The statement came the same day Khan said he was seeking arrest warrants against Israeli Prime Minister Benjamin Netanyahu and Defense Minister Yoav Gallant, as well as top Hamas leaders.

“Despite our diverse personal backgrounds, our legal findings are unanimous,” Clooney said, adding there were “reasonable grounds to believe” that Hamas’ Yahya Sinwar, Mohammed Deif and Ismail Haniyeh engaged in “hostage-taking, murder and crimes of sexual violence.”

With Netanyahu and Gallant, meanwhile, there are “reasonable grounds to believe” the two have engaged in “starvation as a method of warfare, murder, persecution and extermination.”

Khan thanked Clooney in his statement announcing the decision to seek the arrest warrants.

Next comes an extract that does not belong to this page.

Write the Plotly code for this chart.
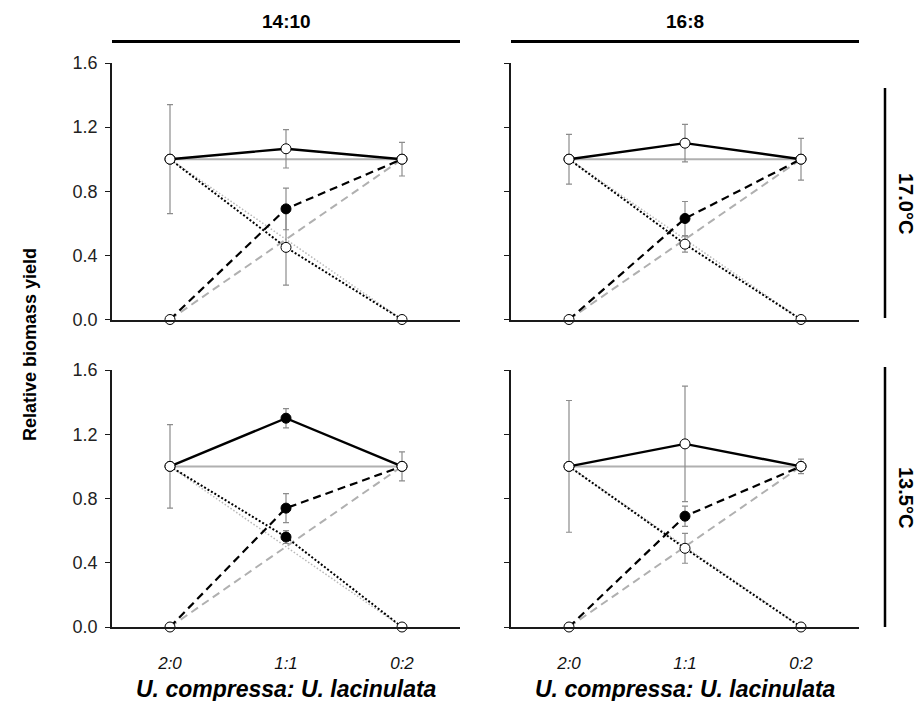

Clooney and other members of the panel also wrote an opinion piece in the Financial Times on Monday supporting ICC prosecutions for war crimes in the conflict.

As Hamas, Israel and top ally the United States all denounced the move, the experts wrote that they “unanimously agree that the prosecutor’s work was rigorous, fair and grounded in the law and the facts.”

Clooney, in her statement, said that “my approach is not to provide a running commentary of my work but to let the work speak for itself.”

“I served on this panel because I believe in the rule of law and the need to protect civilian lives,” she added.

“The law that protects civilians in war was developed more than 100 years ago and it applies in every country in the world regardless of the reasons for a conflict.”